Ontario MPP
- In office 1985–1987
- Preceded by: Pat Reid
- Succeeded by: Howard Hampton
- Constituency: Rainy River

Personal details
- Born: May 24, 1937 Fort Frances, Ontario, Canada
- Died: November 22, 2022 (aged 85) Atikokan, Ontario, Canada
- Party: Progressive Conservative
- Occupation: Electrician

= Jack Pierce (politician) =

Canadian politician (1937–2022)

Franklin "Jack" Pierce (May 24, 1937 – November 22, 2022) was a politician in Ontario, Canada. He was a Progressive Conservative member of the Legislative Assembly of Ontario from 1985 to 1987 who represented the northern Ontario riding of Rainy River.

==Background==
Pierce was born in Fort Frances, Ontario, and educated in the area. He worked as an electrician.

==Politics==
Pierce served as reeve and councillor for Atikokan Township.

He sought election to the Ontario legislature for Rainy River in the 1981 provincial election but lost to Pat Reid of the Liberal Party by 426 votes.

He supported Frank Miller in his bid for party leader in early 1985.

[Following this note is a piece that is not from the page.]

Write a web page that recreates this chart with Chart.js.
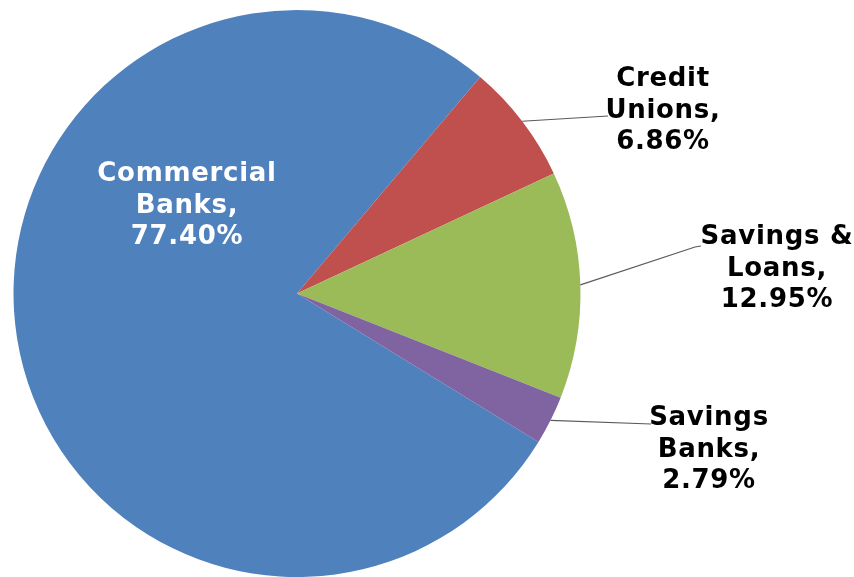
<!DOCTYPE html>
<html>
<head>
<meta charset="utf-8">
<title>Deposits by institution type</title>
<script src="https://cdn.jsdelivr.net/npm/chart.js@4/dist/chart.umd.min.js"></script>
<style>
  html, body { margin: 0; padding: 0; background: #fff; }
  #wrap { width: 854px; height: 577px; position: relative; }
</style>
</head>
<body>
<div id="wrap"><canvas id="pie"></canvas></div>
<script>
// Share of deposits by institution type (percent)
const categories = ['Commercial Banks', 'Credit Unions', 'Savings & Loans', 'Savings Banks'];
const shares = [77.40, 6.86, 12.95, 2.79];
const sliceColors = ['#4F81BD', '#C0504D', '#9BBB59', '#8064A2'];

// Label text split into lines, as it appears on the chart
const labelLines = [
    ['Commercial', 'Banks,', '77.40%'],
    ['Credit', 'Unions,', '6.86%'],
    ['Savings &', 'Loans,', '12.95%'],
    ['Savings', 'Banks,', '2.79%']
];

// Where each label block sits (centre x, first baseline) and where its leader line ends
const labelPlacement = [
    { x: 187, y: 181, inside: true },
    { x: 663, y: 86, leaderEnd: [[608, 116]] },
    { x: 777, y: 244, leaderEnd: [[695, 247], [701, 246]] },
    { x: 709, y: 425, leaderEnd: [[651, 424]] }
];

const LINE_HEIGHT = 31.5;

const pieLabels = {
    id: 'pieLabels',
    afterDatasetsDraw(chart) {
        const ctx = chart.ctx;
        const arcs = chart.getDatasetMeta(0).data;
        ctx.save();
        arcs.forEach((arc, i) => {
            const place = labelPlacement[i];
            if (place.leaderEnd) {
                const mid = (arc.startAngle + arc.endAngle) / 2;
                const sx = arc.x + Math.cos(mid) * arc.outerRadius;
                const sy = arc.y + Math.sin(mid) * arc.outerRadius;
                ctx.beginPath();
                ctx.moveTo(sx, sy);
                place.leaderEnd.forEach(p => ctx.lineTo(p[0], p[1]));
                ctx.strokeStyle = '#5a5a5a';
                ctx.lineWidth = 1.2;
                ctx.stroke();
            }
            ctx.font = "bold 26px 'DejaVu Sans', Verdana, sans-serif";
            ctx.letterSpacing = '0.7px';
            ctx.textAlign = 'center';
            ctx.textBaseline = 'alphabetic';
            ctx.fillStyle = place.inside ? '#ffffff' : '#000000';
            labelLines[i].forEach((line, k) => {
                ctx.fillText(line, place.x, place.y + k * LINE_HEIGHT);
            });
        });
        ctx.restore();
    }
};

new Chart(document.getElementById('pie'), {
    type: 'pie',
    data: {
        labels: categories,
        datasets: [{
            data: shares,
            backgroundColor: sliceColors,
            borderWidth: 0
        }]
    },
    options: {
        responsive: true,
        maintainAspectRatio: false,
        animation: false,
        rotation: 121.6,
        layout: { padding: { top: 10, bottom: 0, left: 13.5, right: 273.5 } },
        plugins: {
            legend: { display: false },
            tooltip: { enabled: false }
        }
    },
    plugins: [pieLabels]
});
</script>
</body>
</html>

Pierce tried again in the 1985 election. During the election campaign he criticized local Indians for expecting more "giveaways and handouts". He said he would not campaign on reserves as he received less than 10% of the votes from those constituencies. Some Conservative supporters were less sanguine about Pierce's candidacy as they believed his beliefs were too far to the right. Despite this, Pierce defeated New Democratic Party candidate Howard Hampton by 278 votes. The Progressive Conservatives won a tenuous minority government in this election, but were defeated in the legislature in June 1985 by a motion of non-confidence.

In November 1985, he supported Larry Grossman for party leader after Miller stepped down. Pierce served for the next two years as a member of the opposition. He finished third in the 1987 election, losing to Howard Hampton by 2,051 votes.

Pierce died in Atikokan on November 22, 2022.